* _What to do_:
Which lines include the word "draw"? Copy each of them.

---------- Record list

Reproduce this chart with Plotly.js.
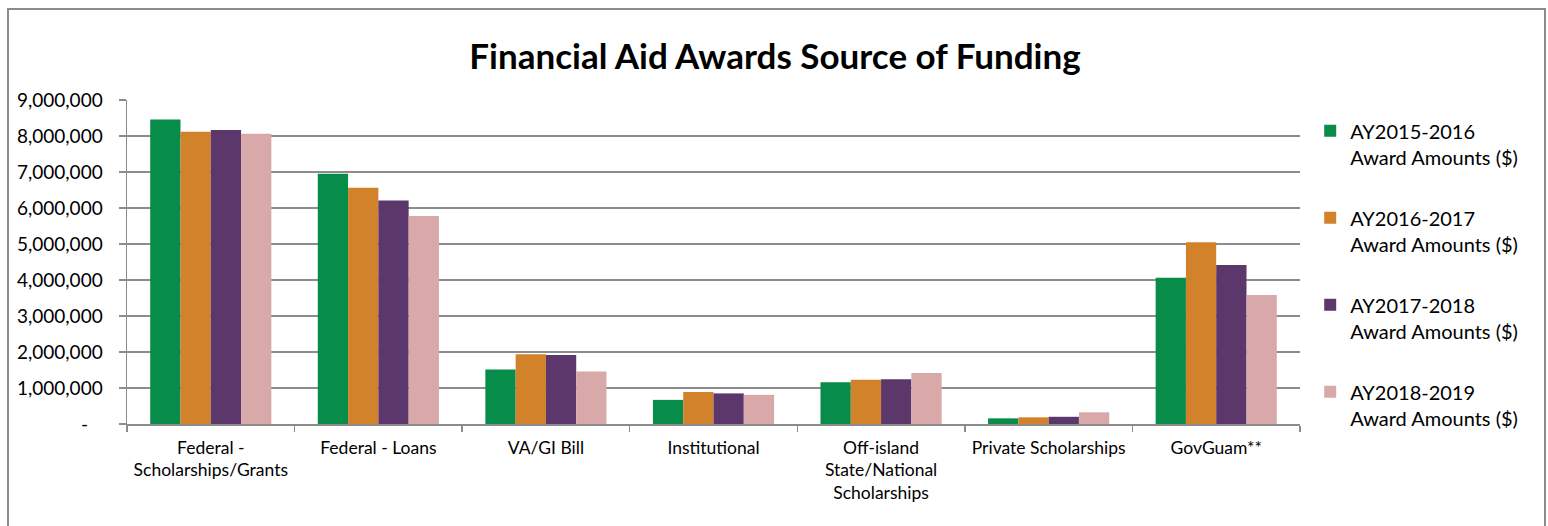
<!DOCTYPE html>
<html><head><meta charset="utf-8">
<script src="https://cdn.plot.ly/plotly-3.0.1.min.js"></script>
<style>
html,body{margin:0;padding:0;background:#fff;overflow:hidden;}
#chart{position:absolute;left:0;top:0;width:1548px;height:526px;}
#frame{position:absolute;left:7px;top:8px;width:1535px;height:600px;border:2px solid #8c8c8c;pointer-events:none;z-index:10;}
</style></head><body>
<div id="chart"></div><div id="frame"></div>
<script>
const categories = [
  "Federal -<br>Scholarships/Grants",
  "Federal - Loans",
  "VA/GI Bill",
  "Institutional",
  "Off-island<br>State/National<br>Scholarships",
  "Private Scholarships",
  "GovGuam**"
];
const seriesNames = [
  "AY2015-2016<br>Award Amounts ($)",
  "AY2016-2017<br>Award Amounts ($)",
  "AY2017-2018<br>Award Amounts ($)",
  "AY2018-2019<br>Award Amounts ($)"
];
const ay2015_2016 = [8460000, 6950000, 1515000, 670000, 1160000, 157000, 4060000];
const ay2016_2017 = [8120000, 6560000, 1940000, 890000, 1230000, 185000, 5050000];
const ay2017_2018 = [8170000, 6210000, 1920000, 850000, 1245000, 200000, 4420000];
const ay2018_2019 = [8060000, 5780000, 1460000, 810000, 1420000, 325000, 3580000];
const seriesColors = ["#078c4a", "#d3822c", "#5c376b", "#d9a8a8"];
const yTickVals = [0, 1000000, 2000000, 3000000, 4000000, 5000000, 6000000, 7000000, 8000000, 9000000];
const yTickText = ["-\u00a0\u00a0\u00a0", "1,000,000", "2,000,000", "3,000,000", "4,000,000", "5,000,000", "6,000,000", "7,000,000", "8,000,000", "9,000,000"];

const allValues = [ay2015_2016, ay2016_2017, ay2017_2018, ay2018_2019];
const traces = allValues.map((vals, i) => ({
  type: "bar",
  name: seriesNames[i],
  x: categories,
  y: vals,
  marker: {color: seriesColors[i], line: {width: 0}},
  legendgroup: "g" + i,
  hoverinfo: "y"
}));

const FONT = "Lato, 'Liberation Sans', sans-serif";
const layout = {
  width: 1548, height: 526,
  paper_bgcolor: "#ffffff", plot_bgcolor: "#ffffff",
  margin: {l: 127, r: 248, t: 100, b: 102},
  font: {family: FONT, color: "#000000", size: 18},
  title: {
    text: "<b>Financial Aid Awards Source of Funding</b>",
    font: {family: FONT, size: 35, color: "#000000"},
    x: 775/1548, xref: "container", xanchor: "center",
    y: 1 - 57/526, yref: "container", yanchor: "middle"
  },
  barmode: "group",
  bargap: 0.277,
  bargroupgap: 0,
  xaxis: {
    type: "category",
    showline: true, linecolor: "#8c8c8c", linewidth: 1.5,
    ticks: "outside", tickson: "boundaries", ticklen: 6, tickcolor: "#8c8c8c", tickwidth: 1.5,
    tickfont: {family: FONT, size: 17.5, color: "#000000"},
    showgrid: false, zeroline: false,
    ticklabelstandoff: 7
  },
  yaxis: {
    range: [0, 9000000],
    tickvals: yTickVals, ticktext: yTickText,
    showline: true, linecolor: "#8c8c8c", linewidth: 1.5,
    ticks: "outside", ticklen: 7, tickcolor: "#8c8c8c", tickwidth: 1.5,
    showgrid: true, gridcolor: "#8c8c8c", gridwidth: 1.5,
    zeroline: false,
    tickfont: {family: FONT, size: 19, color: "#000000"},
    ticklabelstandoff: 12
  },
  legend: {
    x: 1.0087, xanchor: "left",
    y: 0.965, yanchor: "top",
    valign: "top",
    tracegroupgap: 32,
    font: {family: FONT, size: 20, color: "#000000"},
    bgcolor: "rgba(0,0,0,0)",
    itemclick: false
  },
  showlegend: true
};

Plotly.newPlot("chart", traces, layout, {displayModeBar: false, staticPlot: true});
</script>
</body></html>
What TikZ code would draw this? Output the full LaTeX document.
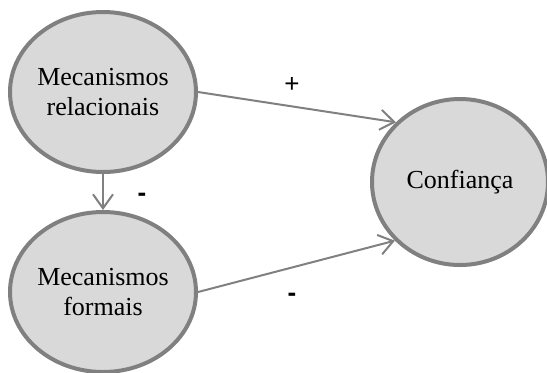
\documentclass[tikz,border=0pt]{standalone}
\usepackage{fontspec}
\setmainfont{Liberation Serif}
\newfontfamily\signfont{Liberation Sans}
\usetikzlibrary{shapes.geometric,arrows.meta}
\definecolor{edgegray}{RGB}{128,128,128}
\definecolor{fillgray}{RGB}{217,217,217}
\begin{document}
\begin{tikzpicture}[x=0.5pt,y=-0.5pt,
  construct/.style={ellipse,draw=edgegray,fill=fillgray,line width=2pt,
    align=center,inner sep=0pt,font=\fontsize{13}{15}\selectfont},
  link/.style={draw=edgegray,line width=1pt,-{Straight Barb[length=7pt,width=10pt]}},
  sign/.style={font=\signfont\fontsize{13}{15}\selectfont},
  minus/.style={font=\signfont\bfseries\fontsize{13}{15}\selectfont}]
\useasboundingbox (0,0) rectangle (547,372);
\node[construct,minimum width=93pt,minimum height=80pt] (rel) at (103,92) {Mecanismos\\relacionais};
\node[construct,minimum width=93pt,minimum height=80pt] (form) at (103,292) {Mecanismos\\formais};
\node[construct,minimum width=88pt,minimum height=83pt] (conf) at (460,182) {Confiança};
\draw[link] (rel.east) -- (conf.137);
\draw[link] (form.east) -- (conf.222);
\draw[link] (rel.south) -- (form.north);
\node[sign] (p1) at (292,85) {+};
\node[minus] (m1) at (142,197) {-};
\node[minus] (m2) at (292,297) {-};
\end{tikzpicture}
\end{document}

--------------------

* _Output of the exercise_:
What TikZ code would draw this? Output the full LaTeX document.
  construct/.style={ellipse,draw=edgegray,fill=fillgray,line width=2pt,
  link/.style={draw=edgegray,line width=1pt,-{Straight Barb[length=7pt,width=10pt]}},
\draw[link] (rel.east) -- (conf.137);
\draw[link] (form.east) -- (conf.222);
\draw[link] (rel.south) -- (form.north);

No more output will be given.